▸ **DATA EXTRACT**

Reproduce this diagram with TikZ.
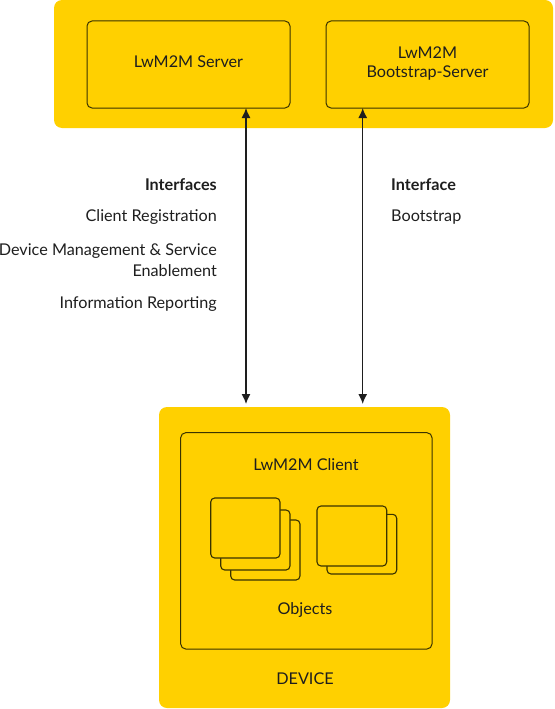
\documentclass[tikz,border=0pt]{standalone}
\usepackage{fontspec}
\setmainfont{Lato}
\usetikzlibrary{arrows.meta}
\definecolor{ylw}{HTML}{FFD000}
\definecolor{txt}{HTML}{1E1E1E}
\definecolor{edge}{HTML}{3A3300}
\tikzset{
  outerbox/.style={fill=ylw, draw=none, rounded corners=8pt},
  innerbox/.style={fill=ylw, draw=edge, line width=1pt, rounded corners=5pt},
  objbox/.style={fill=ylw, draw=edge, line width=1.1pt, rounded corners=4pt},
  lbl/.style={text=txt, font=\fontsize{16.2}{18}\selectfont, inner sep=0pt},
  conn/.style={draw=txt, line width=1.3pt, {Latex[length=10pt,width=9pt]}-{Latex[length=10pt,width=9pt]}}
}
\begin{document}
\begin{tikzpicture}[x=1pt,y=-1pt]
\useasboundingbox (0,0) rectangle (554,709);
% top
\path[outerbox] (54,0) rectangle (553,128);
\draw[innerbox] (87,21) rectangle (290,108);
\draw[innerbox] (326,21) rectangle (529,108);
\node[lbl] (srv) at (188.5,62) {LwM2M Server};
\node[lbl, align=center] (bs) at (427.5,64) {LwM2M\\[1pt]Bootstrap-Server};
\coordinate (srvb) at (246,108);
\coordinate (bsb) at (362.7,108);
% device
\path[outerbox] (159,407) rectangle (450,708);
\draw[innerbox] (180.7,432.7) rectangle (432,649);
\node[lbl] (client) at (306,465) {LwM2M Client};
\node[lbl] (objs) at (305,610) {Objects};
\node[lbl] (dev) at (305,679) {DEVICE};
\coordinate (devl) at (246,404);
\coordinate (devr) at (362.7,404);
% object stacks
\draw[objbox] (230.7,520) rectangle (300,580);
\draw[objbox] (220.7,510) rectangle (290,570);
\draw[objbox] (210.7,498) rectangle (280,558);
\draw[objbox] (327,514.3) rectangle (396.7,574);
\draw[objbox] (317,506) rectangle (386.7,566);
% connectors
\draw[conn] (srvb) -- (devl);
\draw[conn] (bsb) -- (devr);
% labels
\node[lbl, anchor=east, font=\fontsize{16.2}{18}\selectfont\bfseries] (ifl) at (217,185) {Interfaces};
\node[lbl, anchor=east] (cr) at (217,217.5) {Client Registration};
\node[lbl, anchor=east, align=right] (dm) at (217,260.5) {Device Management \& Service\\[3pt]Enablement};
\node[lbl, anchor=east] (ir) at (217,304.5) {Information Reporting};
\node[lbl, anchor=west, font=\fontsize{16.2}{18}\selectfont\bfseries] (ifr) at (391,185) {Interface};
\node[lbl, anchor=west] (bst) at (391,217.5) {Bootstrap};
\end{tikzpicture}
\end{document}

▸ **PROBLEM TO SOLVE**
Every line of the data above should be quoted exactly. Omit the pictures.

▸ **THE SOLUTION**
Reproduce this diagram with TikZ.
\documentclass[tikz,border=0pt]{standalone}
\usepackage{fontspec}
\setmainfont{Lato}
\usetikzlibrary{arrows.meta}
\definecolor{ylw}{HTML}{FFD000}
\definecolor{txt}{HTML}{1E1E1E}
\definecolor{edge}{HTML}{3A3300}
\tikzset{
  outerbox/.style={fill=ylw, draw=none, rounded corners=8pt},
  innerbox/.style={fill=ylw, draw=edge, line width=1pt, rounded corners=5pt},
  objbox/.style={fill=ylw, draw=edge, line width=1.1pt, rounded corners=4pt},
  lbl/.style={text=txt, font=\fontsize{16.2}{18}\selectfont, inner sep=0pt},
  conn/.style={draw=txt, line width=1.3pt, {Latex[length=10pt,width=9pt]}-{Latex[length=10pt,width=9pt]}}
}
\begin{document}
\begin{tikzpicture}[x=1pt,y=-1pt]
\useasboundingbox (0,0) rectangle (554,709);
% top
\path[outerbox] (54,0) rectangle (553,128);
\draw[innerbox] (87,21) rectangle (290,108);
\draw[innerbox] (326,21) rectangle (529,108);
\node[lbl] (srv) at (188.5,62) {LwM2M Server};
\node[lbl, align=center] (bs) at (427.5,64) {LwM2M\\[1pt]Bootstrap-Server};
\coordinate (srvb) at (246,108);
\coordinate (bsb) at (362.7,108);
% device
\path[outerbox] (159,407) rectangle (450,708);
\draw[innerbox] (180.7,432.7) rectangle (432,649);
\node[lbl] (client) at (306,465) {LwM2M Client};
\node[lbl] (objs) at (305,610) {Objects};
\node[lbl] (dev) at (305,679) {DEVICE};
\coordinate (devl) at (246,404);
\coordinate (devr) at (362.7,404);
% object stacks
\draw[objbox] (230.7,520) rectangle (300,580);
\draw[objbox] (220.7,510) rectangle (290,570);
\draw[objbox] (210.7,498) rectangle (280,558);
\draw[objbox] (327,514.3) rectangle (396.7,574);
\draw[objbox] (317,506) rectangle (386.7,566);
% connectors
\draw[conn] (srvb) -- (devl);
\draw[conn] (bsb) -- (devr);
% labels
\node[lbl, anchor=east, font=\fontsize{16.2}{18}\selectfont\bfseries] (ifl) at (217,185) {Interfaces};
\node[lbl, anchor=east] (cr) at (217,217.5) {Client Registration};
\node[lbl, anchor=east, align=right] (dm) at (217,260.5) {Device Management \& Service\\[3pt]Enablement};
\node[lbl, anchor=east] (ir) at (217,304.5) {Information Reporting};
\node[lbl, anchor=west, font=\fontsize{16.2}{18}\selectfont\bfseries] (ifr) at (391,185) {Interface};
\node[lbl, anchor=west] (bst) at (391,217.5) {Bootstrap};
\end{tikzpicture}
\end{document}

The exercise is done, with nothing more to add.